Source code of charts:
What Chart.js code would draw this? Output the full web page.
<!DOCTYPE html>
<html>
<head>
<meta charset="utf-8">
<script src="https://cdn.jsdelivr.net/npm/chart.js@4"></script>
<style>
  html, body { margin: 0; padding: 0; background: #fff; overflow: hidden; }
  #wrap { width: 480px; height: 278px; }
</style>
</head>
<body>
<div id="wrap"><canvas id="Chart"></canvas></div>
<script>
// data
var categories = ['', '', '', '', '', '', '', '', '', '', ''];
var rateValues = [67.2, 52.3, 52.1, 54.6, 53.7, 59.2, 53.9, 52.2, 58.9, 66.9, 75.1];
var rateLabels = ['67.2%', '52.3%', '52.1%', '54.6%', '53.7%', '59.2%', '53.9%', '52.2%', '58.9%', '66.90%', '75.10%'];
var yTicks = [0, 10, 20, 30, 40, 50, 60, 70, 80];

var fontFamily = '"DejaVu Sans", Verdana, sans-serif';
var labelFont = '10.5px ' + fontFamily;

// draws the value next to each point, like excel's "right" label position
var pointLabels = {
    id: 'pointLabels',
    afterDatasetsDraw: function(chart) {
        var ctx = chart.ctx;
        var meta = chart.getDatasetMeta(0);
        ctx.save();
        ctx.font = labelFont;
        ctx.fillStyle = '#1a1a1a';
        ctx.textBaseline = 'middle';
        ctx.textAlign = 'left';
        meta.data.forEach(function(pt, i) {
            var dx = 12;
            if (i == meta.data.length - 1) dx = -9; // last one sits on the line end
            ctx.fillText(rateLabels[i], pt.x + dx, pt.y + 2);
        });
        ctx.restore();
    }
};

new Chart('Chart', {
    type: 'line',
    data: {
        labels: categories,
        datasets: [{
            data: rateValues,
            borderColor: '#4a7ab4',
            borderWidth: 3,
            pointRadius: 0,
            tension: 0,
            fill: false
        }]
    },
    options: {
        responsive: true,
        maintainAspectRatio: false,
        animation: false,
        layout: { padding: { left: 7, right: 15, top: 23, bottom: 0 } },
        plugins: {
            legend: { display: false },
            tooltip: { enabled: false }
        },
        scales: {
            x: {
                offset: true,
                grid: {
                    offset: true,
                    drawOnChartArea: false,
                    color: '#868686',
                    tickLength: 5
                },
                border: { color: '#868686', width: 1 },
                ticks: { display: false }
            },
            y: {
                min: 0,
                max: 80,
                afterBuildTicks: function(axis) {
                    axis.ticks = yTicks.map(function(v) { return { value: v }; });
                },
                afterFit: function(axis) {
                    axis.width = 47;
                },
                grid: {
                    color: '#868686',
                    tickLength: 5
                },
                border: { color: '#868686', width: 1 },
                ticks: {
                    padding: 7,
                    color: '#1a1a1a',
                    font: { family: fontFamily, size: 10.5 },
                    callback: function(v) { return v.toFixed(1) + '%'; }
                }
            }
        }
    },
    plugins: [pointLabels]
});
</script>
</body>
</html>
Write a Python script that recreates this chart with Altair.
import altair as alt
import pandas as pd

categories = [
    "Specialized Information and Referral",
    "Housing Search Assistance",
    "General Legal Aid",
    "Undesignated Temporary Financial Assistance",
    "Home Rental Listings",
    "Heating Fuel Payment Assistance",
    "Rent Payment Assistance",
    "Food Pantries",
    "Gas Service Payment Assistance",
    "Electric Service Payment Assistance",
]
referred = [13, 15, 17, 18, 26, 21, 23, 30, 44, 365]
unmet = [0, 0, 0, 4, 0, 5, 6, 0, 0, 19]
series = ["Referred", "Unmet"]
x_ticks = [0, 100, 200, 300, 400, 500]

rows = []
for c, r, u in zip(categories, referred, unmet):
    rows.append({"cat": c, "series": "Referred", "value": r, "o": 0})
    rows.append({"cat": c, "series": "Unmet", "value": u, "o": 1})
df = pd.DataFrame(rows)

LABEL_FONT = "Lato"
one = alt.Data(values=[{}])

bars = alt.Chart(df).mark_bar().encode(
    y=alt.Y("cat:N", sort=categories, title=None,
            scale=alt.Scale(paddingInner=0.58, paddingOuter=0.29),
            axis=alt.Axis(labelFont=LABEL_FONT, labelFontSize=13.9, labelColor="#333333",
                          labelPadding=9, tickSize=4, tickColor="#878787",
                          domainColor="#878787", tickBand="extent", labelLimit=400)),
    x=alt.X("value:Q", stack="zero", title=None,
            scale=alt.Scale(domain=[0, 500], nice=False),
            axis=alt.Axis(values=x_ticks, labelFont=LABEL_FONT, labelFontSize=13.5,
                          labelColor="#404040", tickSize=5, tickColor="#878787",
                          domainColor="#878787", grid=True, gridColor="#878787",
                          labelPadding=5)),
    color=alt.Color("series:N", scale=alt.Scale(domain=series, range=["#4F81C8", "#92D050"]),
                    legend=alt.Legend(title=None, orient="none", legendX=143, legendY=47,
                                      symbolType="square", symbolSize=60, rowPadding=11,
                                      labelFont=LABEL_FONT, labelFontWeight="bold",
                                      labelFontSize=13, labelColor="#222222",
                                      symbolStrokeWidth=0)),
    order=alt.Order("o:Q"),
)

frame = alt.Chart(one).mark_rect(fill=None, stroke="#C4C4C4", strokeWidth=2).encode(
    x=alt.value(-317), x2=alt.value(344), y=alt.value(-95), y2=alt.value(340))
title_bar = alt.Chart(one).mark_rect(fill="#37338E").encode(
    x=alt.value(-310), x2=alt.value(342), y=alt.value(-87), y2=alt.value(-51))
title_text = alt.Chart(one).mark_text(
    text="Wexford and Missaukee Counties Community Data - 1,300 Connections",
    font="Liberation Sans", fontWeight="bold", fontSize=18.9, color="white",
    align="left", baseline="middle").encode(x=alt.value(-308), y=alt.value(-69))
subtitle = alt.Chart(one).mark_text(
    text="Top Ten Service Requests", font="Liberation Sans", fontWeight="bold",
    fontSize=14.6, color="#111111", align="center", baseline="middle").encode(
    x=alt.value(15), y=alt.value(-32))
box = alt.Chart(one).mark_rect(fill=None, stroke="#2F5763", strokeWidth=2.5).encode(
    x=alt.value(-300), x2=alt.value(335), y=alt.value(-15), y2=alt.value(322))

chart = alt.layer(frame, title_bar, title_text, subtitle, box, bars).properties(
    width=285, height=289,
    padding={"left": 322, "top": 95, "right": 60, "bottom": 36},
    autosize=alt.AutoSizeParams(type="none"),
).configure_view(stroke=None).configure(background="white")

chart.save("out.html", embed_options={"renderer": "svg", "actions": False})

→ What the exercise asks
Retype every record above exactly as it appears.

→ Worked answer
What Chart.js code would draw this? Output the full web page.
<!DOCTYPE html>
<html>
<head>
<meta charset="utf-8">
<script src="https://cdn.jsdelivr.net/npm/chart.js@4"></script>
<style>
  html, body { margin: 0; padding: 0; background: #fff; overflow: hidden; }
  #wrap { width: 480px; height: 278px; }
</style>
</head>
<body>
<div id="wrap"><canvas id="Chart"></canvas></div>
<script>
// data
var categories = ['', '', '', '', '', '', '', '', '', '', ''];
var rateValues = [67.2, 52.3, 52.1, 54.6, 53.7, 59.2, 53.9, 52.2, 58.9, 66.9, 75.1];
var rateLabels = ['67.2%', '52.3%', '52.1%', '54.6%', '53.7%', '59.2%', '53.9%', '52.2%', '58.9%', '66.90%', '75.10%'];
var yTicks = [0, 10, 20, 30, 40, 50, 60, 70, 80];

var fontFamily = '"DejaVu Sans", Verdana, sans-serif';
var labelFont = '10.5px ' + fontFamily;

// draws the value next to each point, like excel's "right" label position
var pointLabels = {
    id: 'pointLabels',
    afterDatasetsDraw: function(chart) {
        var ctx = chart.ctx;
        var meta = chart.getDatasetMeta(0);
        ctx.save();
        ctx.font = labelFont;
        ctx.fillStyle = '#1a1a1a';
        ctx.textBaseline = 'middle';
        ctx.textAlign = 'left';
        meta.data.forEach(function(pt, i) {
            var dx = 12;
            if (i == meta.data.length - 1) dx = -9; // last one sits on the line end
            ctx.fillText(rateLabels[i], pt.x + dx, pt.y + 2);
        });
        ctx.restore();
    }
};

new Chart('Chart', {
    type: 'line',
    data: {
        labels: categories,
        datasets: [{
            data: rateValues,
            borderColor: '#4a7ab4',
            borderWidth: 3,
            pointRadius: 0,
            tension: 0,
            fill: false
        }]
    },
    options: {
        responsive: true,
        maintainAspectRatio: false,
        animation: false,
        layout: { padding: { left: 7, right: 15, top: 23, bottom: 0 } },
        plugins: {
            legend: { display: false },
            tooltip: { enabled: false }
        },
        scales: {
            x: {
                offset: true,
                grid: {
                    offset: true,
                    drawOnChartArea: false,
                    color: '#868686',
                    tickLength: 5
                },
                border: { color: '#868686', width: 1 },
                ticks: { display: false }
            },
            y: {
                min: 0,
                max: 80,
                afterBuildTicks: function(axis) {
                    axis.ticks = yTicks.map(function(v) { return { value: v }; });
                },
                afterFit: function(axis) {
                    axis.width = 47;
                },
                grid: {
                    color: '#868686',
                    tickLength: 5
                },
                border: { color: '#868686', width: 1 },
                ticks: {
                    padding: 7,
                    color: '#1a1a1a',
                    font: { family: fontFamily, size: 10.5 },
                    callback: function(v) { return v.toFixed(1) + '%'; }
                }
            }
        }
    },
    plugins: [pointLabels]
});
</script>
</body>
</html>
Write a Python script that recreates this chart with Altair.
import altair as alt
import pandas as pd

categories = [
    "Specialized Information and Referral",
    "Housing Search Assistance",
    "General Legal Aid",
    "Undesignated Temporary Financial Assistance",
    "Home Rental Listings",
    "Heating Fuel Payment Assistance",
    "Rent Payment Assistance",
    "Food Pantries",
    "Gas Service Payment Assistance",
    "Electric Service Payment Assistance",
]
referred = [13, 15, 17, 18, 26, 21, 23, 30, 44, 365]
unmet = [0, 0, 0, 4, 0, 5, 6, 0, 0, 19]
series = ["Referred", "Unmet"]
x_ticks = [0, 100, 200, 300, 400, 500]

rows = []
for c, r, u in zip(categories, referred, unmet):
    rows.append({"cat": c, "series": "Referred", "value": r, "o": 0})
    rows.append({"cat": c, "series": "Unmet", "value": u, "o": 1})
df = pd.DataFrame(rows)

LABEL_FONT = "Lato"
one = alt.Data(values=[{}])

bars = alt.Chart(df).mark_bar().encode(
    y=alt.Y("cat:N", sort=categories, title=None,
            scale=alt.Scale(paddingInner=0.58, paddingOuter=0.29),
            axis=alt.Axis(labelFont=LABEL_FONT, labelFontSize=13.9, labelColor="#333333",
                          labelPadding=9, tickSize=4, tickColor="#878787",
                          domainColor="#878787", tickBand="extent", labelLimit=400)),
    x=alt.X("value:Q", stack="zero", title=None,
            scale=alt.Scale(domain=[0, 500], nice=False),
            axis=alt.Axis(values=x_ticks, labelFont=LABEL_FONT, labelFontSize=13.5,
                          labelColor="#404040", tickSize=5, tickColor="#878787",
                          domainColor="#878787", grid=True, gridColor="#878787",
                          labelPadding=5)),
    color=alt.Color("series:N", scale=alt.Scale(domain=series, range=["#4F81C8", "#92D050"]),
                    legend=alt.Legend(title=None, orient="none", legendX=143, legendY=47,
                                      symbolType="square", symbolSize=60, rowPadding=11,
                                      labelFont=LABEL_FONT, labelFontWeight="bold",
                                      labelFontSize=13, labelColor="#222222",
                                      symbolStrokeWidth=0)),
    order=alt.Order("o:Q"),
)

frame = alt.Chart(one).mark_rect(fill=None, stroke="#C4C4C4", strokeWidth=2).encode(
    x=alt.value(-317), x2=alt.value(344), y=alt.value(-95), y2=alt.value(340))
title_bar = alt.Chart(one).mark_rect(fill="#37338E").encode(
    x=alt.value(-310), x2=alt.value(342), y=alt.value(-87), y2=alt.value(-51))
title_text = alt.Chart(one).mark_text(
    text="Wexford and Missaukee Counties Community Data - 1,300 Connections",
    font="Liberation Sans", fontWeight="bold", fontSize=18.9, color="white",
    align="left", baseline="middle").encode(x=alt.value(-308), y=alt.value(-69))
subtitle = alt.Chart(one).mark_text(
    text="Top Ten Service Requests", font="Liberation Sans", fontWeight="bold",
    fontSize=14.6, color="#111111", align="center", baseline="middle").encode(
    x=alt.value(15), y=alt.value(-32))
box = alt.Chart(one).mark_rect(fill=None, stroke="#2F5763", strokeWidth=2.5).encode(
    x=alt.value(-300), x2=alt.value(335), y=alt.value(-15), y2=alt.value(322))

chart = alt.layer(frame, title_bar, title_text, subtitle, box, bars).properties(
    width=285, height=289,
    padding={"left": 322, "top": 95, "right": 60, "bottom": 36},
    autosize=alt.AutoSizeParams(type="none"),
).configure_view(stroke=None).configure(background="white")

chart.save("out.html", embed_options={"renderer": "svg", "actions": False})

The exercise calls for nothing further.